I worried about the ambulance workers, that they would all get sick, and the people working in the hospitals too. I thought of a blind man I sometimes helped off the bus near the bus stop by my apartment, and I was worried about him, would he now dare take anyone’s arm? And the bus drivers too! All those people they came into contact with—!





And also I noticed something about myself as I watched the news during this time. Which is that my eyes would drop to the floor, I mean I could not look at it all the time. I thought: It is as though somebody is lying to me, and I cannot look at someone who is lying to me. I did not think the news was lying to me—as I said, I understood it was all true; I only want to tell you that for a number of days—and it turned into weeks—I looked at the floor frequently as we watched the news at night.





It is interesting how people endure things.





We called Becka every day during this time, and she said, Mom, it’s awful, there are refrigerator trucks right outside our apartment building filled with people who have died, they’re right there when I go outside, and also I can see them through the window. “Oh dear God,” I said. “Don’t go outside!” And she said she didn’t except when they really needed something. When we hung up I walked around and around the house. I did not know where to put my mind.





There was a feeling of mutedness.





Like my ears were plugged up as though I was underwater.
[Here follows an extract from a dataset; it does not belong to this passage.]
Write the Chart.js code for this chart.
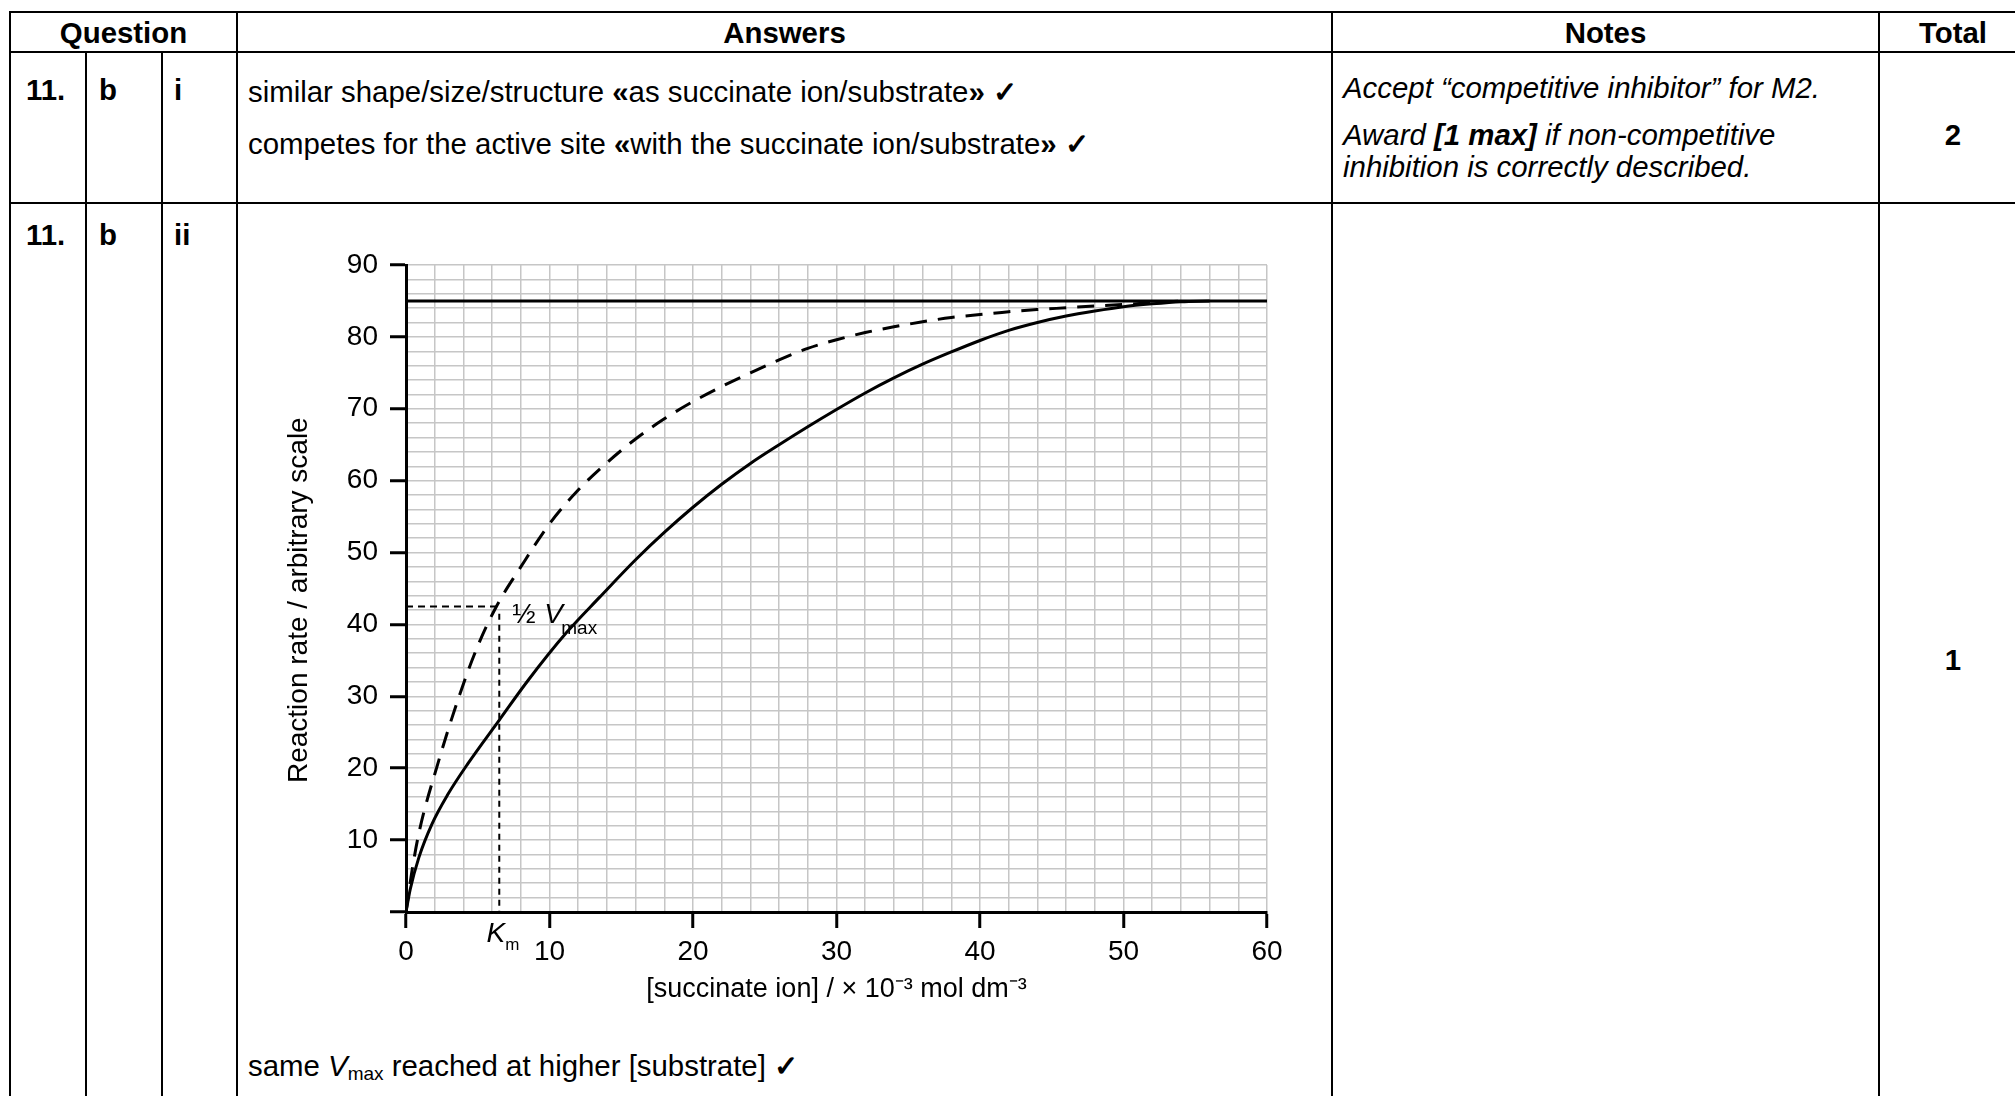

William had been right. Becka was now working from home, and her husband, Trey, was teaching his classes online. Becka said, “I’m trying to work in our bedroom and Trey works in the living room, and he complains that he can still hear me. We can’t go out— What are we supposed to do? God, he gets so irritated,” she said.





In Connecticut, Chrissy and her husband, Michael, were also working from home. Michael’s parents had said they would stay in Florida so the two of them could have the house. There was a small guesthouse on the property. “I’m glad we’re not stuck together in that, at least we have this whole place,” Chrissy said.

ix

After the two weeks of quarantine, Bob Burgess came over to check on us. Apparently he had texted William that he would stop by, but William had gone out to get his first five thousand steps anyway, so I was alone when Bob drove up the driveway. I went out and met him; he was standing on the small lawn area by the cliff, and he asked, Did I want to come out and sit with him? He had brought a fold-up lawn chair, and there were fold-up lawn chairs on the porch of the house we were in. So I put on my spring coat with William’s big cardigan over it and went and got one of the lawn chairs to go out and sit with Bob. He was wearing a mask that looked homemade, cloth with flowers in it, and I said, “Hold on,” and I went back inside and got a mask from William’s room—I found them in the clear plastic bag—and then we sat far apart from each other on the lawn chairs, I mean farther than we would have if not for the pandemic.

“Weird time,” Bob said, leaning forward with his elbows on his knees, and I said, “Yes, it is so weird.”

And it was so cold up there on top of that cliff, the wind was whipping around, but Bob did not seem cold; I put William’s sweater partly over my head.

Bob leaned back and looked around, and I understood that he was shy—this came to me then—so I said, “Bob, I can’t believe how good you’ve been to us. God. Thank you. And thank you for the wine too.”

He looked at me then, he had pale blue eyes, and there was, I saw, a kind of sweet sadness to him. He was a big man, though not fat, and he had a gentleness in his face that made him look younger than he probably was, though with the mask it was hard to tell. “No problem. Glad to help you out. You know, William’s been a friend of Pam’s for years, so I was glad to be able to help you folks.” I felt a sense of almost guilt—this was the woman, Bob’s ex-wife, who had been sleeping with William way back, but Bob gave no indication that he knew of this or, if he did, that it was still a problem in any way. He said, “My wife, Margaret, would be here, but to be honest she has a little prejudice against New Yorkers.” He said this without guile, and I liked him for it. I said, “You mean, just because we’re from New York?” And he waved a hand and said, “Oh yeah, a lot of people up here feel that way, that New Yorkers think they’re better than others,” and I said, “I get it.” Because I did.